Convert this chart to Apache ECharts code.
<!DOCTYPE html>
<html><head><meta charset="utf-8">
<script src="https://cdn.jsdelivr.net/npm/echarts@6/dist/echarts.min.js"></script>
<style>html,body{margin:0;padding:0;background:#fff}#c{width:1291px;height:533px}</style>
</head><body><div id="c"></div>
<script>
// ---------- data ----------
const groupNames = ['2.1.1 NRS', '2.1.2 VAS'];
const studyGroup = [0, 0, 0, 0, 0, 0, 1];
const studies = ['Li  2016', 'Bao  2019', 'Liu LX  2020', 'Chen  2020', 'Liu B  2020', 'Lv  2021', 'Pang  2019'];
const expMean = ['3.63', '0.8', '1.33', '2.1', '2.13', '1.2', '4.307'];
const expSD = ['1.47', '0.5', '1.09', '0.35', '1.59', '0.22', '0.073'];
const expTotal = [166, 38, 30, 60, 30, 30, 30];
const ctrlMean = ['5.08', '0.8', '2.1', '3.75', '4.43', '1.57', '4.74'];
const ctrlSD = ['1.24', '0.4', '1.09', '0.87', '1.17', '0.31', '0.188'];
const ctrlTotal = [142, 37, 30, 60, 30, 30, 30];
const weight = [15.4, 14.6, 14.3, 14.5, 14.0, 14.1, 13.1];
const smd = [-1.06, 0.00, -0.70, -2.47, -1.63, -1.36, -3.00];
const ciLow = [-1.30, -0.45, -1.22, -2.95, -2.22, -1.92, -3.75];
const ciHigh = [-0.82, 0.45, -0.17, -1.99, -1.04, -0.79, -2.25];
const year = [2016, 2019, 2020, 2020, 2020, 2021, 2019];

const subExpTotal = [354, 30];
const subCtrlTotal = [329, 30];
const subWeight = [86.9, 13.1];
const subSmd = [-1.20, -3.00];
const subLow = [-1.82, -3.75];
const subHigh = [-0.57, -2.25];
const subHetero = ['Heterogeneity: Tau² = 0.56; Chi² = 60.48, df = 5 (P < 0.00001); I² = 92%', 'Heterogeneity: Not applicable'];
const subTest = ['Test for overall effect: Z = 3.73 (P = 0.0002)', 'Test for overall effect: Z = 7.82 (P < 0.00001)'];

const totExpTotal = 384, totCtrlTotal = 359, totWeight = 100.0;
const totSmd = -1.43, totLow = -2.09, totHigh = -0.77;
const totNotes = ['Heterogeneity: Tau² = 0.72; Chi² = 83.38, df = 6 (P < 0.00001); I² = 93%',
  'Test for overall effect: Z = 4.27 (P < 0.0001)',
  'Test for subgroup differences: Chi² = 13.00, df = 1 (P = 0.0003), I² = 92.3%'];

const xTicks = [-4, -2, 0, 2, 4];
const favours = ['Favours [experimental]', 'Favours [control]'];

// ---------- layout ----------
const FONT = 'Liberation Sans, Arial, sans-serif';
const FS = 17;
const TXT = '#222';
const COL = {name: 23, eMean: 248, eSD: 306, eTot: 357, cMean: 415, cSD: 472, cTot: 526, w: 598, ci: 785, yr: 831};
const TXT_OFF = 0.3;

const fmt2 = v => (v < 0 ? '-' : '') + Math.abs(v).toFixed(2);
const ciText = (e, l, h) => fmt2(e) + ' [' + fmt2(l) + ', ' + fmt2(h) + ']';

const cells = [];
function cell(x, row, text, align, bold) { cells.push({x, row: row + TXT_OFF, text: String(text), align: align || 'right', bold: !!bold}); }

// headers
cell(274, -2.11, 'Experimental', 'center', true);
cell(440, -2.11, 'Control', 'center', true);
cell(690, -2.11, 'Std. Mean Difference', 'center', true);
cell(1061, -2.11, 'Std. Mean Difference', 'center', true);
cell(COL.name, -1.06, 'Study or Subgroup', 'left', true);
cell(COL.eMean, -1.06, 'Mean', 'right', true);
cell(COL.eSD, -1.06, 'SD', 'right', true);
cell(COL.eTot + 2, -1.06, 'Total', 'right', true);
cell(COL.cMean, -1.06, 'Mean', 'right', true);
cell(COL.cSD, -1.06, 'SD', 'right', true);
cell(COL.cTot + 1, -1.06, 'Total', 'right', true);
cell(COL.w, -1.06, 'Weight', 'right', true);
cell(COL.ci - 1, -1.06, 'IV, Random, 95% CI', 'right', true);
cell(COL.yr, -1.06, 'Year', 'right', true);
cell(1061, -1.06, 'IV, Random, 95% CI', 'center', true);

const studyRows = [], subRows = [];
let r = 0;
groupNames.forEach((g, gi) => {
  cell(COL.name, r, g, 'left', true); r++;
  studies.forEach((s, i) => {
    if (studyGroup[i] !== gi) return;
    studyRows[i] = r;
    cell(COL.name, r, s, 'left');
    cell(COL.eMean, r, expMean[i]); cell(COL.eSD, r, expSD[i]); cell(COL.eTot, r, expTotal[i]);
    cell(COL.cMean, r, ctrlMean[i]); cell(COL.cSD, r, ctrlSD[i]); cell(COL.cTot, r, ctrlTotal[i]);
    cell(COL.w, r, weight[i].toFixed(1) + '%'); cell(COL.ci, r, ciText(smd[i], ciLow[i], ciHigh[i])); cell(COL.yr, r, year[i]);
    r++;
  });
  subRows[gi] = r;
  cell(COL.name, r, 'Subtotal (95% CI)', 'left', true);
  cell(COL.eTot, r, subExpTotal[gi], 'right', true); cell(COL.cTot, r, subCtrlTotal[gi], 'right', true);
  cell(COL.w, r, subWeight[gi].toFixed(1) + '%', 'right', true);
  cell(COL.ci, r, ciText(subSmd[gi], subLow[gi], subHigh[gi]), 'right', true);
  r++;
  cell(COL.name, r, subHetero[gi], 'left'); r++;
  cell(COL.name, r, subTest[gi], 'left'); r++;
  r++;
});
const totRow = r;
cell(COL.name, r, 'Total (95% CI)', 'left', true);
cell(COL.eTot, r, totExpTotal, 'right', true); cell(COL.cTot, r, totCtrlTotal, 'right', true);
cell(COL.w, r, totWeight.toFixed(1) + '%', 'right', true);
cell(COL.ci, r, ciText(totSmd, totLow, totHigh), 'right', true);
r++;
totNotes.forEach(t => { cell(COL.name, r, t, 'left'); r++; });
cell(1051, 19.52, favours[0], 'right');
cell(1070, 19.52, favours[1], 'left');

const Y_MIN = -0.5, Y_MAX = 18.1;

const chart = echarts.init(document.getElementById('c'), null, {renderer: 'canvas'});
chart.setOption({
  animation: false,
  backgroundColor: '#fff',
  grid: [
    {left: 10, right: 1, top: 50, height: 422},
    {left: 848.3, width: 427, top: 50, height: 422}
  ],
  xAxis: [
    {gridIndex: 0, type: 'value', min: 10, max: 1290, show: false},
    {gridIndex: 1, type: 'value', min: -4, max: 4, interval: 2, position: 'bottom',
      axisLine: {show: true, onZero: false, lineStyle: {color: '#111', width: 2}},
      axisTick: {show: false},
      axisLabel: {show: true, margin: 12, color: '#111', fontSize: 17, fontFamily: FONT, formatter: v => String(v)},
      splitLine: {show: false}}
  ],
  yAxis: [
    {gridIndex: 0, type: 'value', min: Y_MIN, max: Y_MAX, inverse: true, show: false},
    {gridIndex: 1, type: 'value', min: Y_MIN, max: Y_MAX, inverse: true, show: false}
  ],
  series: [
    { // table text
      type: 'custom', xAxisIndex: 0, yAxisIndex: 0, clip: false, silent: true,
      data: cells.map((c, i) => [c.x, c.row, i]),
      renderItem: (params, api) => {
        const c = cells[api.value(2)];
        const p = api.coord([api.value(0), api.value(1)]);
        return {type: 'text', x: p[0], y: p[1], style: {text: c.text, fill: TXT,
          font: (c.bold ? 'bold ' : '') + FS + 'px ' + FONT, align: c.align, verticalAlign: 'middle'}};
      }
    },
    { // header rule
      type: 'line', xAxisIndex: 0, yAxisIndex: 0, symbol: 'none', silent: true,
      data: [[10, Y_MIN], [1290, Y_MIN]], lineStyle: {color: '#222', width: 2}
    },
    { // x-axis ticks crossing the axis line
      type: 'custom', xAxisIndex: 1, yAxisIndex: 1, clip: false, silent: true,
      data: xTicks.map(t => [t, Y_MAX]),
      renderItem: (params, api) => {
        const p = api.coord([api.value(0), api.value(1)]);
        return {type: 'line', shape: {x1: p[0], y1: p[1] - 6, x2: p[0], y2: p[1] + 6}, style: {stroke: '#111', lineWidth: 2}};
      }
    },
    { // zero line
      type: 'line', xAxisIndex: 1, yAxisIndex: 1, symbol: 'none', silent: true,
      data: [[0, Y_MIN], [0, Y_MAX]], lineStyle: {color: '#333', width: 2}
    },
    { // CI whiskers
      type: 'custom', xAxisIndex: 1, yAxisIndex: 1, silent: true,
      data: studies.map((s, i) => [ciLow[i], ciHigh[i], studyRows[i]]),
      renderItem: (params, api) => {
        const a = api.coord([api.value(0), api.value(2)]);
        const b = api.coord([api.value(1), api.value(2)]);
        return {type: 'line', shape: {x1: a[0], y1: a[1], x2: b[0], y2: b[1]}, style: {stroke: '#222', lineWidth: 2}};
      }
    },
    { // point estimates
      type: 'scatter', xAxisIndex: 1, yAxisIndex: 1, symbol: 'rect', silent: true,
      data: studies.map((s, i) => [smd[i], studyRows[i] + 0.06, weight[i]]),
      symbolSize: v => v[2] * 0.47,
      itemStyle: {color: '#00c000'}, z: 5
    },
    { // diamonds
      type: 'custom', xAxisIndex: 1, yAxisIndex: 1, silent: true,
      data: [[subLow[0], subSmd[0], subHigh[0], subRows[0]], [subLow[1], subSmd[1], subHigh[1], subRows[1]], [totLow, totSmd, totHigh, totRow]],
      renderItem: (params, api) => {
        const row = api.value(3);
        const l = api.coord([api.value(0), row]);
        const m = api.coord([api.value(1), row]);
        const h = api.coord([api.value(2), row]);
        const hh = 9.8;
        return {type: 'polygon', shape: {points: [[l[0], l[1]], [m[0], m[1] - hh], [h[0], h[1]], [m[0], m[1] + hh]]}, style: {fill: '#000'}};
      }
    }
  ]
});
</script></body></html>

▶ WHAT YOU ARE ASKED TO DO
From the opening line of the data above, please print each line as written up to and including the line that contains "const year = [2016, 2019, 2020, 2020, 2020, 2021, 2019];", and nothing more.

▶ RESPONSE
Convert this chart to Apache ECharts code.
<!DOCTYPE html>
<html><head><meta charset="utf-8">
<script src="https://cdn.jsdelivr.net/npm/echarts@6/dist/echarts.min.js"></script>
<style>html,body{margin:0;padding:0;background:#fff}#c{width:1291px;height:533px}</style>
</head><body><div id="c"></div>
<script>
// ---------- data ----------
const groupNames = ['2.1.1 NRS', '2.1.2 VAS'];
const studyGroup = [0, 0, 0, 0, 0, 0, 1];
const studies = ['Li  2016', 'Bao  2019', 'Liu LX  2020', 'Chen  2020', 'Liu B  2020', 'Lv  2021', 'Pang  2019'];
const expMean = ['3.63', '0.8', '1.33', '2.1', '2.13', '1.2', '4.307'];
const expSD = ['1.47', '0.5', '1.09', '0.35', '1.59', '0.22', '0.073'];
const expTotal = [166, 38, 30, 60, 30, 30, 30];
const ctrlMean = ['5.08', '0.8', '2.1', '3.75', '4.43', '1.57', '4.74'];
const ctrlSD = ['1.24', '0.4', '1.09', '0.87', '1.17', '0.31', '0.188'];
const ctrlTotal = [142, 37, 30, 60, 30, 30, 30];
const weight = [15.4, 14.6, 14.3, 14.5, 14.0, 14.1, 13.1];
const smd = [-1.06, 0.00, -0.70, -2.47, -1.63, -1.36, -3.00];
const ciLow = [-1.30, -0.45, -1.22, -2.95, -2.22, -1.92, -3.75];
const ciHigh = [-0.82, 0.45, -0.17, -1.99, -1.04, -0.79, -2.25];
const year = [2016, 2019, 2020, 2020, 2020, 2021, 2019];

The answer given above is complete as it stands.